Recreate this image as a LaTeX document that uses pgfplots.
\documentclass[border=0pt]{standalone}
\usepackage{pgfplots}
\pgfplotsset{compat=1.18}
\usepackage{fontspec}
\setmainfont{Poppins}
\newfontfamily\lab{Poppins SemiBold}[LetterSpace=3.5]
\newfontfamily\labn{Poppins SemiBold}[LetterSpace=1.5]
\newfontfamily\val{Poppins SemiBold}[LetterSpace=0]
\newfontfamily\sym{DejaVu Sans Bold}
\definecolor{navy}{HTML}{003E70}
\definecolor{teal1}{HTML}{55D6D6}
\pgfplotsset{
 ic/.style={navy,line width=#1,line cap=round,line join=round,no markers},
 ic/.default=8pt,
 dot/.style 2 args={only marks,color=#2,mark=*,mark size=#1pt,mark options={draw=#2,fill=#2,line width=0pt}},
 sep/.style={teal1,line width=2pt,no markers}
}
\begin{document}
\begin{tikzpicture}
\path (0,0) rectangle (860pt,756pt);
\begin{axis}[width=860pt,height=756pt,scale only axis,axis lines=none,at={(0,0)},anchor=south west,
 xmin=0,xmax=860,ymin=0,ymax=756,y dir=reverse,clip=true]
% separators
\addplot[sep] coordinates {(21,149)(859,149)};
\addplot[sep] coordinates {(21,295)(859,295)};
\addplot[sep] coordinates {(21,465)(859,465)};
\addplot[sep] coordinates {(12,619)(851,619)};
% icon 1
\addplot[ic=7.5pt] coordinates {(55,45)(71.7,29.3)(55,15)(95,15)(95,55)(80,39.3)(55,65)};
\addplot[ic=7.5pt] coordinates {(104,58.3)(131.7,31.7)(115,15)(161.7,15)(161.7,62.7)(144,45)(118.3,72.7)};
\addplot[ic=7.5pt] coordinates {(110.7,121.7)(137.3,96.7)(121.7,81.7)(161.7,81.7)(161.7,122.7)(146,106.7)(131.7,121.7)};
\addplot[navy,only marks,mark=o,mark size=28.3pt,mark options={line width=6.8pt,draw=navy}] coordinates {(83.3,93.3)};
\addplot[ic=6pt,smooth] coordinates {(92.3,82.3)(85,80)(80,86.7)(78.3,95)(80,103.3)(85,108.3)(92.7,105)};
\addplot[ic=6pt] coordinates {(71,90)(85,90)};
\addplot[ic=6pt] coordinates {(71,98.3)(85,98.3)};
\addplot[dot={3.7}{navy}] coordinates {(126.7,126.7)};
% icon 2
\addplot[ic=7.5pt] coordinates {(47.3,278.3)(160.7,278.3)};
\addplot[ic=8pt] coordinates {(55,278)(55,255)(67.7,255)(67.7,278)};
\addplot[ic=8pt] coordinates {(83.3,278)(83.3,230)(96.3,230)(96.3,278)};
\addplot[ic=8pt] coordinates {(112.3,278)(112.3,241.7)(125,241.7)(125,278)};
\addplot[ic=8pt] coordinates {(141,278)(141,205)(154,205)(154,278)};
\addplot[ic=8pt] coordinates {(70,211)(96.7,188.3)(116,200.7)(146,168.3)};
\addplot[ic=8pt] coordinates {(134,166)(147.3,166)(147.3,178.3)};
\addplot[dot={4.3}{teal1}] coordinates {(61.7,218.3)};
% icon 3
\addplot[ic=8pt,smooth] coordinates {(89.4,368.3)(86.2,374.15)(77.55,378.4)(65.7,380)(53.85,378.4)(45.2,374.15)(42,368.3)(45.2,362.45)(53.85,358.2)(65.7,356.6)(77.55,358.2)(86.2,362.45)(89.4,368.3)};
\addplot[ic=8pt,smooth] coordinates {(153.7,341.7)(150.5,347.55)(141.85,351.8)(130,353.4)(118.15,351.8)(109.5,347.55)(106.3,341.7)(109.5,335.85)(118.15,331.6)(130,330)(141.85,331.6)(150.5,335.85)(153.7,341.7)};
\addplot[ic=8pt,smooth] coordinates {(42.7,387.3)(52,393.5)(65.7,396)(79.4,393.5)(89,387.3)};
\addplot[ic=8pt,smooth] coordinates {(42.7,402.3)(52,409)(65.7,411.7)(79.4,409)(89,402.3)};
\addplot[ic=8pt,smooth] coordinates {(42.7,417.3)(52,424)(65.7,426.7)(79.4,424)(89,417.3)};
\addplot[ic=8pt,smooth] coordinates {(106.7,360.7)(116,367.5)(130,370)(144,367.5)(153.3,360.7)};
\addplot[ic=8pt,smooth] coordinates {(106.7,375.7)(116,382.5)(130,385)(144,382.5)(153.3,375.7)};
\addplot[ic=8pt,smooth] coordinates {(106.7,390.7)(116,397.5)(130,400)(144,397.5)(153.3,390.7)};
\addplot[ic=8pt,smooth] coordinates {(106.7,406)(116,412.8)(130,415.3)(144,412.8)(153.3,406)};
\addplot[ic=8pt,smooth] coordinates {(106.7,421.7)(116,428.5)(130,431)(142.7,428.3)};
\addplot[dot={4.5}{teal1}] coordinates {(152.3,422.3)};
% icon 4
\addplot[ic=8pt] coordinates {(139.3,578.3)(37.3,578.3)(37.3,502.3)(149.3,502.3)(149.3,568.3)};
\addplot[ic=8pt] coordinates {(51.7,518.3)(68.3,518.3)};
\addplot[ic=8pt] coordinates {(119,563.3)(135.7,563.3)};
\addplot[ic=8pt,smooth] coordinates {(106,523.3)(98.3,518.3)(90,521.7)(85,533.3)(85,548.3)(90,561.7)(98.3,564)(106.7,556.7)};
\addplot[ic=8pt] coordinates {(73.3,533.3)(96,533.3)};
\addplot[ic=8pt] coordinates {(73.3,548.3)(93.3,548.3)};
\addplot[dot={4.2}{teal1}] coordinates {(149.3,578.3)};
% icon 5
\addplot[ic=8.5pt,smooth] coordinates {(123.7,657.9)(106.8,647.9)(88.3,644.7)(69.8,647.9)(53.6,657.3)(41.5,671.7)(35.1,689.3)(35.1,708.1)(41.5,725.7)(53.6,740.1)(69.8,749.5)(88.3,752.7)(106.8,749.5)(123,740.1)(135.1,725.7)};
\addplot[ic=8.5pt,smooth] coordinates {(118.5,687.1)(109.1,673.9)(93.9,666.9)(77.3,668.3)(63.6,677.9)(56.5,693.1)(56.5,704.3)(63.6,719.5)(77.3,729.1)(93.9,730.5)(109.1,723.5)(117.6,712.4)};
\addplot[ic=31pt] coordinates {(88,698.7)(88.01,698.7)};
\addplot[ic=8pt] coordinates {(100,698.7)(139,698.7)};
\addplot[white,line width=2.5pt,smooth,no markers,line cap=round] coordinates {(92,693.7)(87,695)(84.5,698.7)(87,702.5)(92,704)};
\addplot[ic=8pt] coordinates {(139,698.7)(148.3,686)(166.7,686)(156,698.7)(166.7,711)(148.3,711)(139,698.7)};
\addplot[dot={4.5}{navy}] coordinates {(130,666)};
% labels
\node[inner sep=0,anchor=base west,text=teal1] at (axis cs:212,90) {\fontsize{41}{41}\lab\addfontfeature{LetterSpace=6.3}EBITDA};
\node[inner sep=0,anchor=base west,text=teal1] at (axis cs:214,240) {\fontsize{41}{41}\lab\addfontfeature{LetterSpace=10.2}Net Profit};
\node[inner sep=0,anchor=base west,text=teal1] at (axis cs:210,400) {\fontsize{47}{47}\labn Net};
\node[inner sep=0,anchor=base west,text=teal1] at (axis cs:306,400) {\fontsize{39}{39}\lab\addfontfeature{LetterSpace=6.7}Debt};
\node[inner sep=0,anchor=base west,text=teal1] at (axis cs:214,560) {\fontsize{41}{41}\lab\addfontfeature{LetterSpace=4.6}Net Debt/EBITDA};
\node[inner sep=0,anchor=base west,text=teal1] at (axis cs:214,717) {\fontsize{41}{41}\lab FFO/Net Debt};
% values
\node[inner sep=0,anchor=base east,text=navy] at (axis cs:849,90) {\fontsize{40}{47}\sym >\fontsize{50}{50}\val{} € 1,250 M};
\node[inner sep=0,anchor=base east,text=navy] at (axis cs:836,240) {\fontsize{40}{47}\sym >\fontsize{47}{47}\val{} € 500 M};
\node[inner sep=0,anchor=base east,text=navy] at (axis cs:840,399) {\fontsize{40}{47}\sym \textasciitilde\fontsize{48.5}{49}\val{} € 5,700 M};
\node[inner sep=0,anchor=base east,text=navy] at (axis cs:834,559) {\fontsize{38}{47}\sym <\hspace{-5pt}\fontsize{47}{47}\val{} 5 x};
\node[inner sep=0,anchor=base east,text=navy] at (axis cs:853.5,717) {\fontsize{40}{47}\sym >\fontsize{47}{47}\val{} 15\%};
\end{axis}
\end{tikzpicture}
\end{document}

::::

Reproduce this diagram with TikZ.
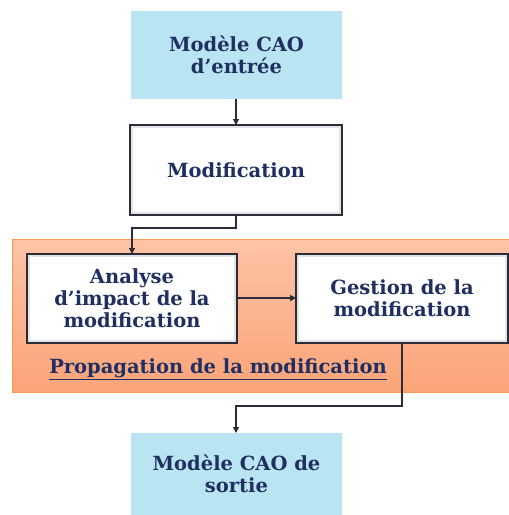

::::

• **INSTRUCTION**: Scan the listing above and copy all lines containing the word "this".

• **RESPONSE**:
Recreate this image as a LaTeX document that uses pgfplots.
Reproduce this diagram with TikZ.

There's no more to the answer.